QUINCY, MA — A Quincy man accused of selling what he claimed was a pesticide that could protect those who wore it on a lanyard around their neck from viruses and bacteria at the onset of the coronavirus health crisis pleaded guilty to federal charges on Friday.
The U.S. Attorney's Office said Jiule Lin, 38, advertised the pesticide "Toamit Virus Shut Out" on eBay this past spring. The advertisement said the pesticide contained chlorine dioxide and showed images of the pesticide's supposed ability to remove bacteria, germs and viruses.
Chlorine Dioxide is a chemical compound used in disinfecting water in small doses, but there is no evidence that it will affect airborne bacteria or viruses if worn externally.
Lin pleaded guilty to one count of distribution and sale of an unregistered pesticide. Sentencing will occur at a later date.
"At the height of a raging pandemic killing thousands of people a day, this defendant tried to profit from conning people into believing that a pesticide-coated lanyard would protect them from viruses like COVID-19," U.S. Attorney Andrew Lelling said in a statement. "This was dangerous, opportunistic fraud.

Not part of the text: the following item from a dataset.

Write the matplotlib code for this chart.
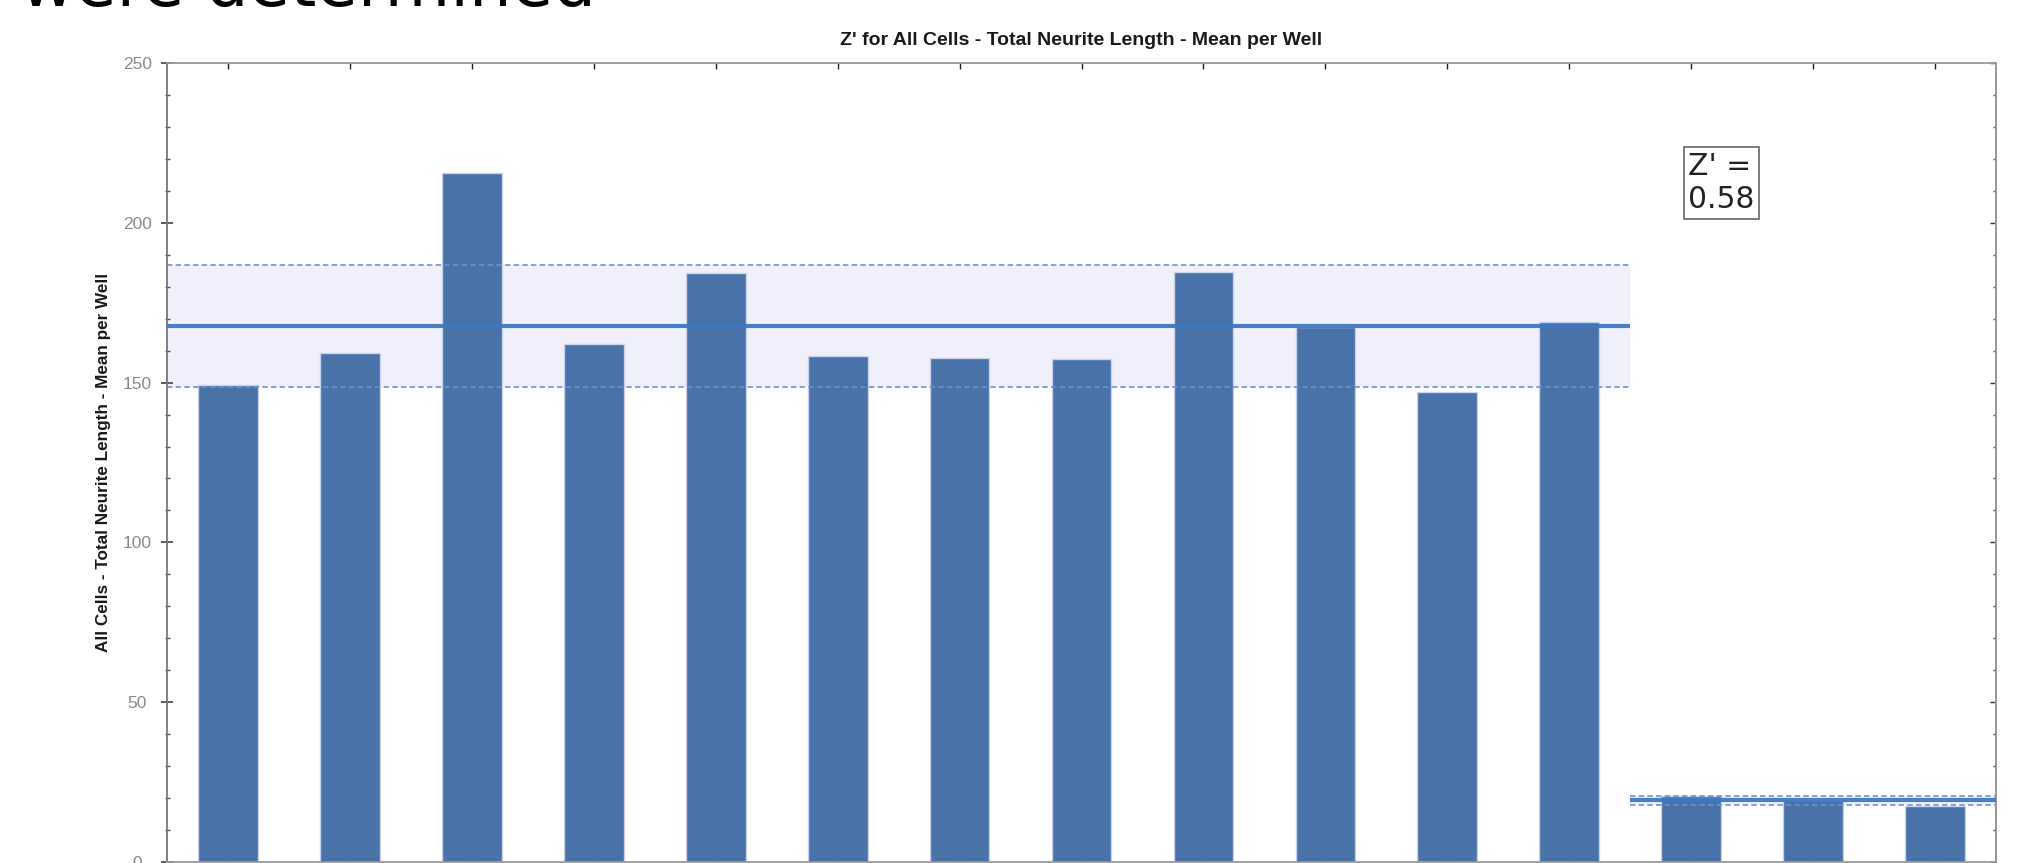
import numpy as np
import matplotlib.pyplot as plt
from matplotlib.ticker import MultipleLocator

# Mean neurite length per well: positive controls, then negative controls
pos_ctrl = [149.4, 159.4, 215.7, 162.1, 184.3, 158.4, 157.6, 157.4, 184.5, 167.5, 147.1, 169.0]
neg_ctrl = [20.7, 19.4, 17.6]

values = pos_ctrl + neg_ctrl
wells = np.arange(1, len(values) + 1)

title = "Z' for All Cells - Total Neurite Length - Mean per Well"
ylabel = "All Cells - Total Neurite Length - Mean per Well"
yticks = [0, 50, 100, 150, 200, 250]

# Group statistics and Z' factor
mu_p, sd_p = np.mean(pos_ctrl), np.std(pos_ctrl, ddof=1)
mu_n, sd_n = np.mean(neg_ctrl), np.std(neg_ctrl, ddof=1)
z_prime = 1 - 3 * (sd_p + sd_n) / abs(mu_p - mu_n)

n_pos = len(pos_ctrl)
groups = [(0.5, n_pos + 0.5, mu_p, sd_p), (n_pos + 0.5, len(values) + 0.5, mu_n, sd_n)]

fig = plt.figure(figsize=(20.37, 8.63), dpi=100)
fig.text(20 / 2037, 1 - 6 / 863, "were determined", fontsize=48.5,
         family="DejaVu Sans", color="black", va="baseline", ha="left")

ax = fig.add_axes([0.082, 0.0012, 0.8979, 0.9258])

for x0, x1, mu, sd in groups:
    ax.fill_between([x0, x1], mu - sd, mu + sd, color="#f0f0fc", lw=0, zorder=0)

ax.bar(wells, values, width=0.49, color="#4872a8", edgecolor="#c9d2ea", linewidth=1, zorder=2)

for x0, x1, mu, sd in groups:
    ax.hlines([mu - sd, mu + sd], x0, x1, colors="#6a92cf", linestyles=(0, (3, 1.8)),
              linewidth=1.3, alpha=0.9, zorder=3)
    ax.hlines(mu, x0, x1, colors="#3f78c0", linewidth=3, alpha=0.95, zorder=4)

ax.set_xlim(0.5, len(values) + 0.5)
ax.set_ylim(0, 250)

ax.set_xticks(wells)
ax.tick_params(axis="x", which="major", direction="in", top=True, bottom=True,
               length=4.5, width=1, color="#222222", labelbottom=False)
ax.set_yticks(yticks)
ax.yaxis.set_minor_locator(MultipleLocator(10))
ax.tick_params(axis="y", which="major", direction="inout", length=8.6, width=1.1,
               color="#333333", labelcolor="#8a8a8a", labelsize=12.5, pad=17)
ax.tick_params(axis="y", which="minor", direction="inout", length=3.6, width=1,
               color="#555555")
for lab in ax.get_yticklabels():
    lab.set_family("Liberation Sans")
    lab.set_horizontalalignment("center")

right = ax.secondary_yaxis("right")
right.set_yticks(yticks)
right.yaxis.set_minor_locator(MultipleLocator(10))
right.tick_params(which="major", direction="in", length=4.5, width=1, color="#333333",
                  labelright=False)
right.tick_params(which="minor", direction="in", length=2.5, width=1, color="#555555")
right.spines["right"].set_color("#999999")
right.spines["right"].set_linewidth(1.3)

for side in ["left", "right", "top", "bottom"]:
    ax.spines[side].set_color("#999999")
    ax.spines[side].set_linewidth(1.3)
ax.spines["left"].set_color("#777777")

ax.set_title(title, fontsize=14, fontweight="bold", family="Liberation Sans",
             color="#1a1a1a", pad=13)
ax.set_ylabel(ylabel, fontsize=12.3, fontweight="bold", family="Liberation Sans",
              color="#1a1a1a")
ax.yaxis.set_label_coords(-0.0306, 0.5)

ax.text(0.8497, 0.8498, "Z' =\n%.2f" % z_prime, transform=ax.transAxes, ha="center",
        va="center", multialignment="left", fontsize=21.4, family="DejaVu Sans",
        color="#222222", zorder=6,
        bbox=dict(boxstyle="square,pad=0.15", fc="white", ec="#666666", lw=1.2))

fig.savefig("out.png", dpi=100)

"We will always pursue these kinds of cases — I have zero tolerance for people who take advantage of the fears of others during a national health crisis."
Lin was charged under a provision of the Federal Insecticide, Fungicide and Rodenticide Act that regulates the production, sale and distribution of pesticides. Pesticides must be registered with the EPA.
The U.S. Attorney's Office said Lin never sought registration approval for Toamit Virus Shut Out.
"Bogus claims by sellers claiming to offer products that control viruses continues to pose a risk to consumers nationwide," Tyler Amon, Special Agent in Charge for U.S. Environmental Protection Agency Criminal Investigation Division for New England, said. "EPA and our law enforcement partners will continue to focus efforts on stopping the sale of these illegal products."
Those convicted of violating the pesticide statute are subject to one year in prison and a fine of $25,000.
"(Homeland Security) remains committed to investigating individuals and companies who seek to exploit our citizens through criminal means," David Magdycz, Acting Special Agent in Charge, Homeland Security Investigations, Boston, said. "Fraudulent schemes that have an effect on the health and safety of the public, especially during a national pandemic, are deplorable.
"Comprising legitimate trade and endangering American citizens is a serious offense. HSI will continue to work hand in hand with our federal partners and the United States Attorney's Office to pursue this criminal activity."